Red Chili Braised Pork, Hominy Puree, Tortilla Slaw


2 cups hominy

2 tablespoons pumpkin seeds, toasted

1/4 cup yellow onion, diced

2 tablespoons garlic cloves, minced

3 tablespoons lemon juice

3/4 cup canola oil

2 teaspoons salt


7 pounds pork shoulder(butt) roast

1 tablespoon kosher or regular table salt

1/3 cup olive oil

dried ancho chili

2 tablespoons tomato paste

1 each carrot, chopped

1 piece celery, chopped

4 each yellow onion, chopped

3 cups chicken broth


1 cup green cabbabe, shredded (1 cup)

1 cup radish, shredded (1 cup)

1/4 cup cilantro leaves, packed

1 tablespoon lime juice

olive oil, to taste


1. TO MAKE THE PORK Rinse and dry the pork, then sprinkle about 1/2 teaspoon salt lightly on all surfaces, patting it on Pour the oil into the braising pan and set it over medium heat. Before it gets hot, lay the pork in and brown it-lightly-turning it after a minute or so on each side. While the meat is browning, add the ancho chilies and toast slightly. Remove pork from pan and set aside. Add the tomato paste, onions, celery, carrots and chicken broth.

Place pork back into pan and cover the pan with plastic wrap and then foil.

Cook in preheated oven of 275 and cook for 4 hours.

Remove meat gently and cool till cool enough to pull.

Blend liquid and strain into sauce pot. Reduce by half and season with salt

and lime juice. Mix with the meat and serve hot.
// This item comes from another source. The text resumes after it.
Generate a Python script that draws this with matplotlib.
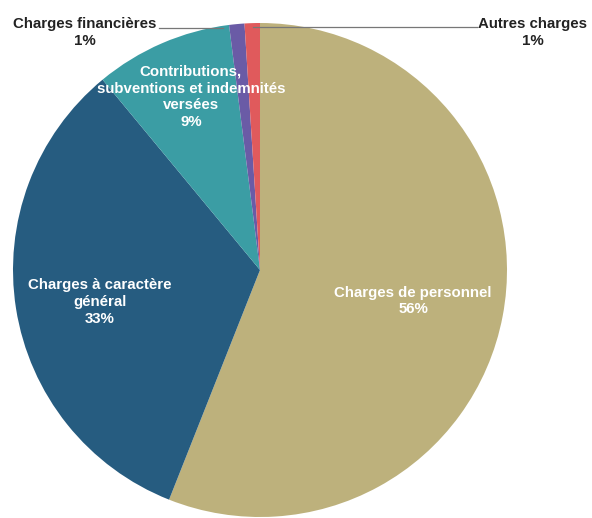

2. TO MAKE THE HOMINY PUREE Combine all ingredients into blender and blend till smooth.

3. TO MAKE THE SLAW Combine all ingredients in mixing bowl right before serving.

Season with salt to taste.

4. TO SERVE Heat a small amount of the pulled pork with the reduced braising liquid and heat through. In the center of small plate, spoon a small amount of the hominy puree.

Top with some of the pork and garnish the top with the dressed slaw.